A lot to be thankful for!

You know, the timing of this stolen car of mine is really pretty awful. I mean, how am I supposed to feel bad about myself when our nation is focusing on what we're thankful for? ;)

Actually, it couldn't have happened at a better time. Last night, after classes were out and for the first time didn't have anything urgent that I absolutely HAD to do to meet a deadline, I sat in my apartment and started to get all down and gloomy (helped of course by the current weather we've been having). I was starting to get filled with rage, and since I didn't have anyone to take it out on, I started to hate Seattle again (like when I first moved here) except this time my thoughts about the city and its people were getting vicious and hateful. I knew it needed to stop and that I was just letting my mind wander because I felt hopeless. So, I decided to get off my tush and go out and look for my car on foot. Now, I had no real expectation of finding it (which I didn't) but I thought that at least I was TRYING to do SOMETHING about the state I was in. So, I dressed warmly and went out and combed the streets of the University District. Some of the statistics I've read have said that stolen cars are sometimes abandoned in the same neighborhood from where they were stolen. I thought I would go and and give that theory a try.

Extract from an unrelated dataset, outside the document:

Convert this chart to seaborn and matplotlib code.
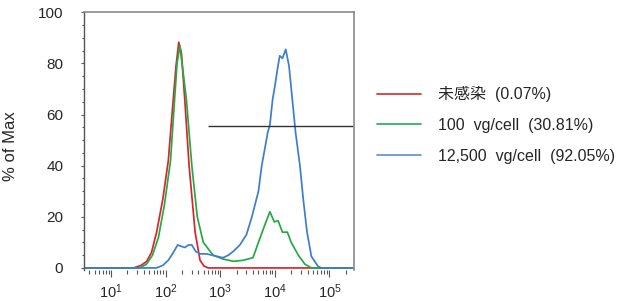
import numpy as np
import pandas as pd
import matplotlib
matplotlib.use("Agg")
import matplotlib.pyplot as plt
import seaborn as sns
from matplotlib.ticker import LogLocator, FixedLocator, MultipleLocator

sns.set_style("white")
plt.rcParams['font.family'] = ['Liberation Sans', 'Noto Sans CJK JP', 'DejaVu Sans']
plt.rcParams['mathtext.default'] = 'regular'

# ---- data (fluorescence intensity, % of max) ----
red_x = [3.2, 25.7, 35.5, 44.7, 55, 68.4, 89, 112, 138, 155, 174, 195, 224, 269, 347, 427, 501, 603, 275000]
red_y = [0, 0, 1, 2.5, 6, 14, 27, 42, 66, 79, 88.3, 84, 66, 40, 14, 3, 0.8, 0, 0]

green_x = [3.2, 33.9, 44.7, 57.5, 74, 95.5, 123, 145, 162, 182, 240, 302, 380, 490, 741, 1122, 1738,
           2630, 3981, 5012, 6607, 8128, 9772, 11482, 13804, 16982, 19953, 26915, 35481, 46774, 275000]
green_y = [0, 0, 1.5, 5, 12, 25, 42, 65, 80, 87, 66, 40, 20, 10, 5, 3.5, 2.6,
           3, 4, 10, 17, 22, 18, 18.5, 14, 14, 10, 5, 1.5, 0, 0]

blue_x = [3.2, 67.6, 89, 112, 138, 166, 191, 224, 263, 302, 355, 427, 562, 708, 891, 1122, 1413, 1738,
          2291, 3020, 3802, 4365, 5012, 5754, 6607, 7413, 8128, 9120, 10000, 11220, 12303, 13804,
          15849, 18197, 20893, 23988, 28840, 33113, 38905, 46774, 61660, 70795, 275000]
blue_y = [0, 0, 1, 3, 6, 9, 8.5, 8, 9, 9, 6.5, 5.5, 5.5, 5, 4.5, 4, 5, 6.5,
          9, 13, 20, 25, 30, 40, 47, 53, 56, 66, 71, 78, 83, 82,
          85.5, 79, 66, 53, 40, 27, 14, 4.5, 0.7, 0, 0]

labels = ['未感染  (0.07%)', '100  vg/cell  (30.81%)', '12,500  vg/cell  (92.05%)']
colors = ['#d7262b', '#27a844', '#3d7ecb']
legend_colors = ['#d9383c', '#3cae6a', '#6a98d2']

gate_x = [600, 275000]
gate_y = 55.5

df = pd.concat([
    pd.DataFrame({'x': red_x, 'y': red_y, 'series': labels[0]}),
    pd.DataFrame({'x': green_x, 'y': green_y, 'series': labels[1]}),
    pd.DataFrame({'x': blue_x, 'y': blue_y, 'series': labels[2]}),
])

fig = plt.figure(figsize=(6.2, 3.01), dpi=100)
ax = fig.add_axes([84 / 620, (301 - 270) / 301, (353.5 - 84) / 620, (270 - 12.3) / 301])

sns.lineplot(data=df, x='x', y='y', hue='series', palette=dict(zip(labels, colors)),
             linewidth=1.25, ax=ax, legend=False, sort=False, estimator=None)

ax.hlines(gate_y, gate_x[0], gate_x[1], color='#333333', linewidth=1.0)

ax.set_xscale('log')
ax.set_xlim(3.2, 2.76e5)
ax.set_ylim(-0.8, 100)

ax.xaxis.set_major_locator(FixedLocator([1e1, 1e2, 1e3, 1e4, 1e5]))
ax.xaxis.set_minor_locator(LogLocator(base=10, subs=np.arange(2, 10), numticks=20))
ax.yaxis.set_major_locator(MultipleLocator(20))
ax.yaxis.set_minor_locator(MultipleLocator(5))

for s in ['top', 'right']:
    ax.spines[s].set_color('#8a8a8a')
    ax.spines[s].set_linewidth(1.2)
ax.spines['left'].set_color('#555555')
ax.spines['left'].set_linewidth(1.0)
ax.spines['bottom'].set_visible(False)

ax.tick_params(axis='x', which='major', direction='out', length=5, width=0.8, color='#555555',
               labelsize=10.5, pad=4, bottom=True)
ax.tick_params(axis='x', which='minor', direction='out', length=3, width=0.8, color='#555555', bottom=True)
ax.tick_params(axis='y', which='major', direction='out', length=2, width=0.8, color='#555555',
               labelsize=11, pad=13, left=True)
ax.tick_params(axis='y', which='minor', direction='out', length=1.5, width=0.8, color='#555555', left=True)

ax.set_xlabel('')
ax.set_ylabel('% of Max', fontsize=12)
ax.yaxis.set_label_coords(-0.245, 0.48)

handles = [plt.Line2D([], [], color=c, linewidth=1.3) for c in legend_colors]
fig.legend(handles, labels, loc='center left', bbox_to_anchor=(377 / 620, 1 - 125 / 301),
           frameon=False, fontsize=11.5, handlelength=2.75, handletextpad=1.05,
           labelspacing=0.98, borderpad=0, borderaxespad=0)

fig.savefig('out.png', dpi=100)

Although my search came up empty handed, the walking felt great. I realized that I could look for my car and talk at the same time (multi-tasking at its finest), and then also took a lot of time to process some emotional build-up I had put to the side and not dealt with yet. In the previous 48 hours I had gone through the gamut of emotions: trying to let it roll off my back, laughing about it with my classmates, crying about it alone, feeling violated and vulnerable to pissed off and wanting to scream, the typical emotional responses that you go through when you experience a great change in your life. I just wanted all of that to be better and resolved. I took three hours, selected a neighborhood north of campus, and basically didn't leave a single street unchecked. I didn't find my car, but I did find quite a few Nissan Sentras, and one that I imagine had also been stolen and abandoned. It was red, had been bashed in the side, and was parked on a little side street with 2 tickets on the windshield. It made me feel bad for my little car...wherever it is. As I walked, I just told myself that each minute I was out there was another minute closer to being more at peace with this situation, whatever it may be. I'm not the type of person to say that everything is fine now, I know stuff like this doesn't heal overnight. But, taking that time helped me feel good last night, which I really needed.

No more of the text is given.